| YOUR TASK |
Every line containing the word "this" needs to be found and copied.

| STORED ROWS |
<<<<

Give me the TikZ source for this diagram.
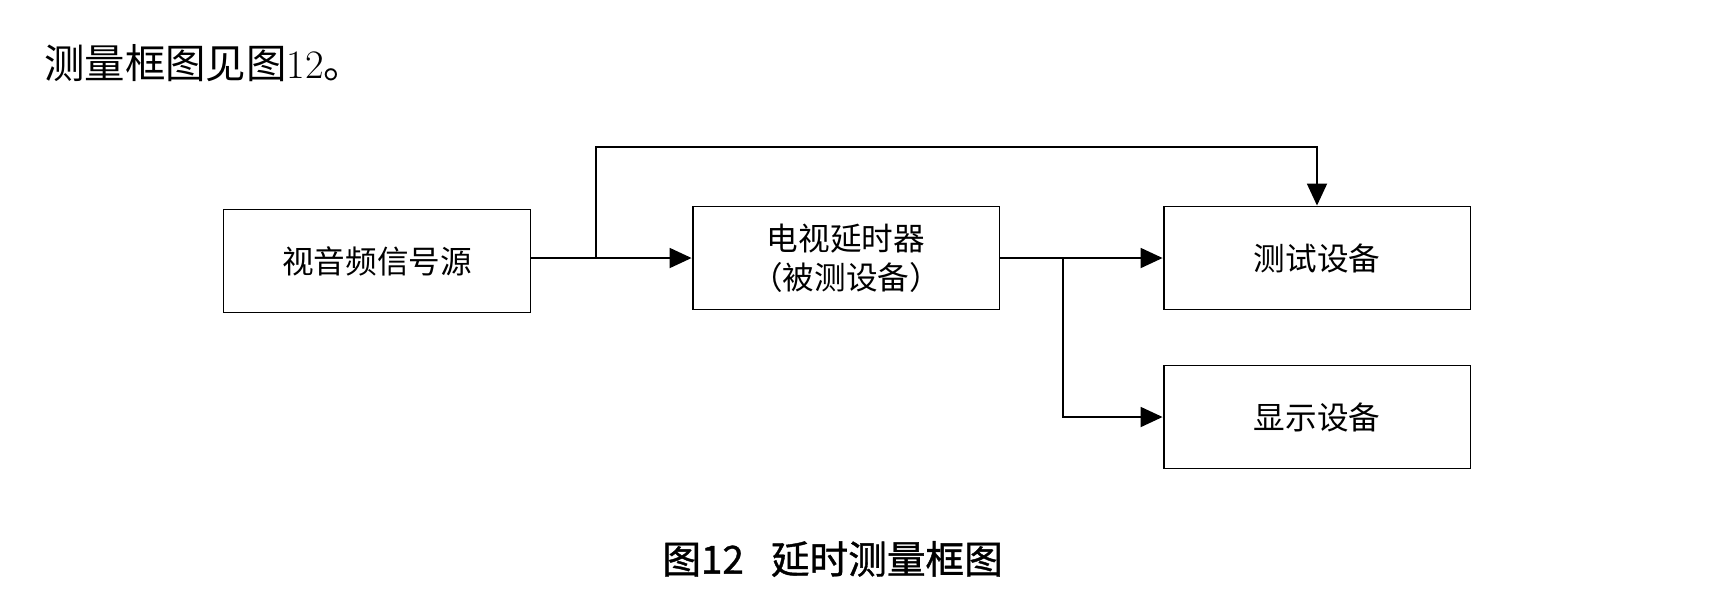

>>>>
<<<<

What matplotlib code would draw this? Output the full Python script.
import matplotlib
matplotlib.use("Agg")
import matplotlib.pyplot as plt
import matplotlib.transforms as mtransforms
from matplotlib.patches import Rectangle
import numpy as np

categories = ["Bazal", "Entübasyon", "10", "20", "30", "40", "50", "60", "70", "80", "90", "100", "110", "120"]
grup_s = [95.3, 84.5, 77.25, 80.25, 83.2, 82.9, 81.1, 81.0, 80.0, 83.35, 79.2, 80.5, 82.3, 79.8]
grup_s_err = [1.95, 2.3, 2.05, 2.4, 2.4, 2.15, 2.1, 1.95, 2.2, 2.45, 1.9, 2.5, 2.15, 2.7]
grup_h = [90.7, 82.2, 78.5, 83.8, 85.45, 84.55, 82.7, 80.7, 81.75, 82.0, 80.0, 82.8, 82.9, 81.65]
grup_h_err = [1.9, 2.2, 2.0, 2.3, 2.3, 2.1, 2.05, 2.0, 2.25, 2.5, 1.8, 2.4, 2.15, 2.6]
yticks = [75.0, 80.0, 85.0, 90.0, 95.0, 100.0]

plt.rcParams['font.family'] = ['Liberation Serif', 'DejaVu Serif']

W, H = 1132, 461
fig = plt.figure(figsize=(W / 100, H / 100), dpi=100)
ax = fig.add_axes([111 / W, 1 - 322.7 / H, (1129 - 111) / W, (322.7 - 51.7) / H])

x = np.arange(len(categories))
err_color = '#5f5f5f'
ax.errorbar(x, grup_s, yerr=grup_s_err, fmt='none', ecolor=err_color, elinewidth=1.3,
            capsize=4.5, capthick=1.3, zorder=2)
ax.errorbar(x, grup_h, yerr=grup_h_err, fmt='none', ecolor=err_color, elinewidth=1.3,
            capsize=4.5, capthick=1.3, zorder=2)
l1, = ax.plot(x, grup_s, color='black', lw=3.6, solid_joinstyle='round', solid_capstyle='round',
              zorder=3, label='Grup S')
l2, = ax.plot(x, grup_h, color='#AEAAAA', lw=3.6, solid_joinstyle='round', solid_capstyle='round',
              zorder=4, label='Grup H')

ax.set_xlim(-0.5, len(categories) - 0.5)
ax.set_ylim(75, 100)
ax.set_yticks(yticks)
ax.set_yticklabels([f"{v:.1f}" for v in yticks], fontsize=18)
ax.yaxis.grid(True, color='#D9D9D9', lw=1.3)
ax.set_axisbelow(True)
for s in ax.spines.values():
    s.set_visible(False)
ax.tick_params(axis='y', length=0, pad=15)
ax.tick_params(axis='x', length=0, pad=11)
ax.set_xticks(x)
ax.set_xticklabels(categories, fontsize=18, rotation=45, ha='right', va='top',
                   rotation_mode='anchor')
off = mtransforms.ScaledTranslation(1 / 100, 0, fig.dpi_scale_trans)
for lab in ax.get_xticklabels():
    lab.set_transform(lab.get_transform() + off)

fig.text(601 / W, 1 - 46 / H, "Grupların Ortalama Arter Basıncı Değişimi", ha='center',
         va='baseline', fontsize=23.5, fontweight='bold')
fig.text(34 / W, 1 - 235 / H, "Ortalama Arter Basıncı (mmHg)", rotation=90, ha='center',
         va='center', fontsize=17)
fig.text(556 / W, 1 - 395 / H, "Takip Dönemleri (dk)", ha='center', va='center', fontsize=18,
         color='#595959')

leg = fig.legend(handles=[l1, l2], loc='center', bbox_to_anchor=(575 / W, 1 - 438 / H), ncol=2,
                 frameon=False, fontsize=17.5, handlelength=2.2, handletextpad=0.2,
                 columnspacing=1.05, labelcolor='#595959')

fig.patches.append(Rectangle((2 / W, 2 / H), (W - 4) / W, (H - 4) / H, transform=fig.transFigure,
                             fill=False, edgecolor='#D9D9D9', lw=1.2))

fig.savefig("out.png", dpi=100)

>>>>
<<<<

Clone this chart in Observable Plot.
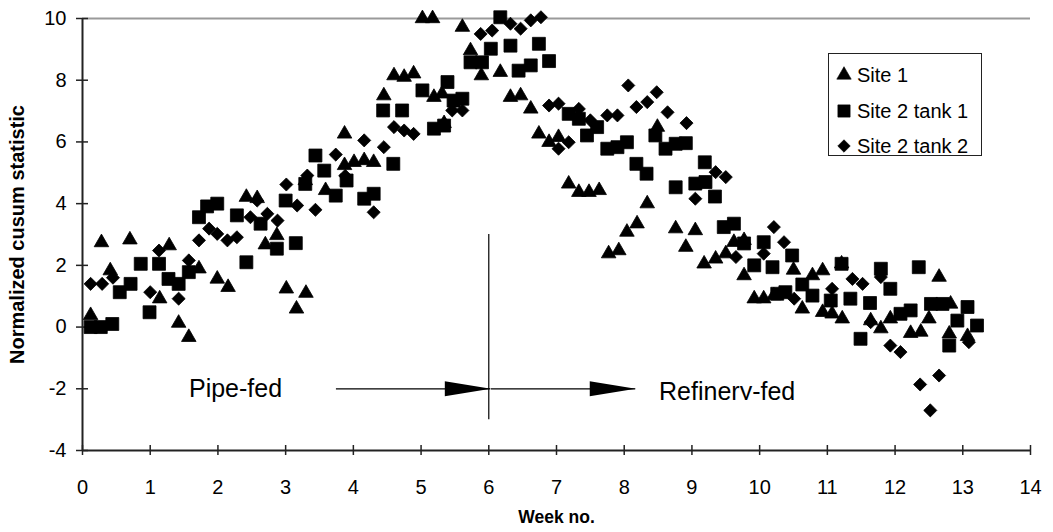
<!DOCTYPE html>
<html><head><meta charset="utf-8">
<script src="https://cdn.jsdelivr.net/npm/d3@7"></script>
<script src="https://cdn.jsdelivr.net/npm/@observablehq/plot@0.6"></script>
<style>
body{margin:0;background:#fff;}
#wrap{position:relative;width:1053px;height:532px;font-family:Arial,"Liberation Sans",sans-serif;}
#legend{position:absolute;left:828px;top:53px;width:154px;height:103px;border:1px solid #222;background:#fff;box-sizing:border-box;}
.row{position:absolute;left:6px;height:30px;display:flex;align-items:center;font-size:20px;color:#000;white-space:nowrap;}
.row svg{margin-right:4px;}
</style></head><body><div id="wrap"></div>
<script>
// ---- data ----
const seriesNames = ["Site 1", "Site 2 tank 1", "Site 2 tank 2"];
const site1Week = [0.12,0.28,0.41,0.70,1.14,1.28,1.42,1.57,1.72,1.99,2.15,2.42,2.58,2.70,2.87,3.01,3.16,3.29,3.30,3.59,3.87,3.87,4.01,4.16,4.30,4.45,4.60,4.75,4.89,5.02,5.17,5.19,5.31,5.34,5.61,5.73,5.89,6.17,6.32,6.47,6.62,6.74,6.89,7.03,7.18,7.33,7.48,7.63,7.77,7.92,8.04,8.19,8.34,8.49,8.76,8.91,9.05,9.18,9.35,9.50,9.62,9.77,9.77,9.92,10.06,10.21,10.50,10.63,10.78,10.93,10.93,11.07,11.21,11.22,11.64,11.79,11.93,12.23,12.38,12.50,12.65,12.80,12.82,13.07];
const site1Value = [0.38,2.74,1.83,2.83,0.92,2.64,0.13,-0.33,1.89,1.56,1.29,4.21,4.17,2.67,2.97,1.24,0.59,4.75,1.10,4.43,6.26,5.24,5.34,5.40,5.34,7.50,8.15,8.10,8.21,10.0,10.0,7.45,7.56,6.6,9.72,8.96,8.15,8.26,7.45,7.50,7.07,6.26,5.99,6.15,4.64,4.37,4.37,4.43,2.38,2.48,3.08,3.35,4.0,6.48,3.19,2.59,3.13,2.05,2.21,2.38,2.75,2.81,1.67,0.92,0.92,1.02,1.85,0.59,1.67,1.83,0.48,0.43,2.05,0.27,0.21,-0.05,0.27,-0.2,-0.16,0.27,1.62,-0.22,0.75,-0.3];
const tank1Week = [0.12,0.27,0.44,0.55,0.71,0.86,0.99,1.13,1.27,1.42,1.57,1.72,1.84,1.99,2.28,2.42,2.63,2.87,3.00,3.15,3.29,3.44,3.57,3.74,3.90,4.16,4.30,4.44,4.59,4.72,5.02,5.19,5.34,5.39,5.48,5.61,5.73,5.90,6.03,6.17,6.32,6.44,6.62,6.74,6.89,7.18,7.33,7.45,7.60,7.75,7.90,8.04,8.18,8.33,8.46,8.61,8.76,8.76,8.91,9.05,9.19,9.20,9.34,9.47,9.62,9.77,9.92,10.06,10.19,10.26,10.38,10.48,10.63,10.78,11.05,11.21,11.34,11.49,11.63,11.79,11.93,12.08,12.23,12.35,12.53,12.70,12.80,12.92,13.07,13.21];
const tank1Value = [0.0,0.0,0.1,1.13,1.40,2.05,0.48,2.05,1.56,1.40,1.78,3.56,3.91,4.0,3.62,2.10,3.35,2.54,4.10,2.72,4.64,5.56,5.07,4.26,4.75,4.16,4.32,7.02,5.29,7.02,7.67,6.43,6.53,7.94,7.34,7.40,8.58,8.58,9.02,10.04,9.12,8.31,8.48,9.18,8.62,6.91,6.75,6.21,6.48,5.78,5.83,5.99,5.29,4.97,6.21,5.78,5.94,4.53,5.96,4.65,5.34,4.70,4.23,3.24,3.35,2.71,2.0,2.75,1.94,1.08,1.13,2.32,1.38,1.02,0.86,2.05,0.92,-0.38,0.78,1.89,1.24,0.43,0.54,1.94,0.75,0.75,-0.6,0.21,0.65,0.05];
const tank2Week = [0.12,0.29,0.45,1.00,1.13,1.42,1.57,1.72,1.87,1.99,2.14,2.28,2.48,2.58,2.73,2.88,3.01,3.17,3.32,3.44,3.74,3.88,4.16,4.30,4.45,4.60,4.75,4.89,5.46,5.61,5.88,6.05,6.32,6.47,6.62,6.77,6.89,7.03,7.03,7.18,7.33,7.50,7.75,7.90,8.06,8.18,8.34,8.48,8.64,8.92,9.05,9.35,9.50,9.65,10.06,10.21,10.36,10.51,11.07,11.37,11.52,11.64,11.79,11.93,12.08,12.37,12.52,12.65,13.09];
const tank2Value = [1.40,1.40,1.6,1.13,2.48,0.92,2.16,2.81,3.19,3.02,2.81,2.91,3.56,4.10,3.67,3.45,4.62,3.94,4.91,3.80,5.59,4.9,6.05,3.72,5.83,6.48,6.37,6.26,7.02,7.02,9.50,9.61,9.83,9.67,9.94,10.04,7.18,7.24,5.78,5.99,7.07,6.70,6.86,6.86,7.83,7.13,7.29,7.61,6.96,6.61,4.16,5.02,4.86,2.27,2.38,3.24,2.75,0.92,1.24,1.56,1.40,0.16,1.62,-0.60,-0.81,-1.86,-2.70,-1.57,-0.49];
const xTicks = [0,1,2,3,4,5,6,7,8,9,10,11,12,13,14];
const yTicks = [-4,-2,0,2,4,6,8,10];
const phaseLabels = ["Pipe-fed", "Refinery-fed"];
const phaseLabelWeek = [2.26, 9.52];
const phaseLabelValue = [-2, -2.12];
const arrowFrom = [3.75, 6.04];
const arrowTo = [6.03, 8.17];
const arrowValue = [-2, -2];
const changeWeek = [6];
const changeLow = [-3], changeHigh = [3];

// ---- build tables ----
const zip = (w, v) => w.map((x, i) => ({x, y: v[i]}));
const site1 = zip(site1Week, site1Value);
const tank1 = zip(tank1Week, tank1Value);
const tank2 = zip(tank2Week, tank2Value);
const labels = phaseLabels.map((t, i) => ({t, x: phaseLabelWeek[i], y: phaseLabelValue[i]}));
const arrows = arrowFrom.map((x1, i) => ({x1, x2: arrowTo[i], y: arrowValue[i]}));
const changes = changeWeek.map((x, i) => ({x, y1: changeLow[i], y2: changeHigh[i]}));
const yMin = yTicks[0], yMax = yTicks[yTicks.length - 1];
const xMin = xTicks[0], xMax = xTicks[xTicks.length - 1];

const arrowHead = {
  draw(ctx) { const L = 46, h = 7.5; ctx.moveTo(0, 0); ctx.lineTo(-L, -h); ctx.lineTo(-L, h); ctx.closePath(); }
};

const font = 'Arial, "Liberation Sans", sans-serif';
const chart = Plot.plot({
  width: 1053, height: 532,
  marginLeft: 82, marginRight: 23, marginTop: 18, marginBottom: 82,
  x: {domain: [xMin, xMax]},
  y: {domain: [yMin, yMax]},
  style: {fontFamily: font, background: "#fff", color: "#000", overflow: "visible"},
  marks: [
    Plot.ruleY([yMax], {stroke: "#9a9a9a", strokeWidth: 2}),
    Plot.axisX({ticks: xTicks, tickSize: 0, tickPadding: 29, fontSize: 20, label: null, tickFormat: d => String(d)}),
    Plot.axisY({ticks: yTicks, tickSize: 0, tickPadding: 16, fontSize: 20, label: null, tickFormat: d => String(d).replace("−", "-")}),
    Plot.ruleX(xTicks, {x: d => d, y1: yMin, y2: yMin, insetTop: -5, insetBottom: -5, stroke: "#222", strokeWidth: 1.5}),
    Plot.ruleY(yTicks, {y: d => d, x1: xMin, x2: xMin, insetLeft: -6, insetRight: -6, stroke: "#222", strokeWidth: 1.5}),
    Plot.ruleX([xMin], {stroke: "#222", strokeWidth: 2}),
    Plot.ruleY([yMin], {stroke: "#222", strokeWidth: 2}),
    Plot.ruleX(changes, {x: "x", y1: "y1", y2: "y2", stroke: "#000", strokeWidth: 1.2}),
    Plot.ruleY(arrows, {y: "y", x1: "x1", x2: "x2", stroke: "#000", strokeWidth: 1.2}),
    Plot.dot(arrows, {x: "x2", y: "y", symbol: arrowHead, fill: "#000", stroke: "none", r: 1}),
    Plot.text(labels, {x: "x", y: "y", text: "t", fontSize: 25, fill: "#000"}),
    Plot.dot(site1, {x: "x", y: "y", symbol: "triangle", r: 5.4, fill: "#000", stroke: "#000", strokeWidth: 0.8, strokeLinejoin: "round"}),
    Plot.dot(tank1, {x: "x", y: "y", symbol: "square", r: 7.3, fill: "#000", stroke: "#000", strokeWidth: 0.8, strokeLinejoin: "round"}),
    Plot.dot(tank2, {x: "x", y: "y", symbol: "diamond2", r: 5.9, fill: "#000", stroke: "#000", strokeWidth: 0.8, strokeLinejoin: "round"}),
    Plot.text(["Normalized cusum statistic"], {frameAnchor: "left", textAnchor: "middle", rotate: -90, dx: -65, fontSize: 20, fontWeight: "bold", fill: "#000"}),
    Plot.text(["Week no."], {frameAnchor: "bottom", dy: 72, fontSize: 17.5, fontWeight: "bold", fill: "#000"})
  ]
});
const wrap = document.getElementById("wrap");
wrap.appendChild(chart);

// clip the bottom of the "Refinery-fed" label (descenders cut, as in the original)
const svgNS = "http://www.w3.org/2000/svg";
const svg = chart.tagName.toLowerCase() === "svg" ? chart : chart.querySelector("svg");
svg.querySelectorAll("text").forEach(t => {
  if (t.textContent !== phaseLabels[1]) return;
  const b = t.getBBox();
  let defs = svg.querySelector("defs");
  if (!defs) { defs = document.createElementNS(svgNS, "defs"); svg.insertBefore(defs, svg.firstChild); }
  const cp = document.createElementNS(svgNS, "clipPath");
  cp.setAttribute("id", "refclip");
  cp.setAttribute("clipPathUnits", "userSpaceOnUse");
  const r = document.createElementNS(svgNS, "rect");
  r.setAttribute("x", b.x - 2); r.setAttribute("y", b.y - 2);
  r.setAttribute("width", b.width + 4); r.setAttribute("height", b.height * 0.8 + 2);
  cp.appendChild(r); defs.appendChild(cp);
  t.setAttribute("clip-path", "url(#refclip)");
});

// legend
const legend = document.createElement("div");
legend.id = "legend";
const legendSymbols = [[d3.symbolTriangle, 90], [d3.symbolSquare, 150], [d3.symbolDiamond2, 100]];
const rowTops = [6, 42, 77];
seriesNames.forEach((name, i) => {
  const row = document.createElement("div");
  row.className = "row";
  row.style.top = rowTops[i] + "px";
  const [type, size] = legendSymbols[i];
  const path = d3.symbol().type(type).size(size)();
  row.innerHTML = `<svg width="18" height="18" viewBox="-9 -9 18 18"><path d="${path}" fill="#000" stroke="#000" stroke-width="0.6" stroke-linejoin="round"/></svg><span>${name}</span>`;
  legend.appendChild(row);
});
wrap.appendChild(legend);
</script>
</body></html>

>>>>

| FINAL RESULT |
Give me the TikZ source for this diagram.
What matplotlib code would draw this? Output the full Python script.
Clone this chart in Observable Plot.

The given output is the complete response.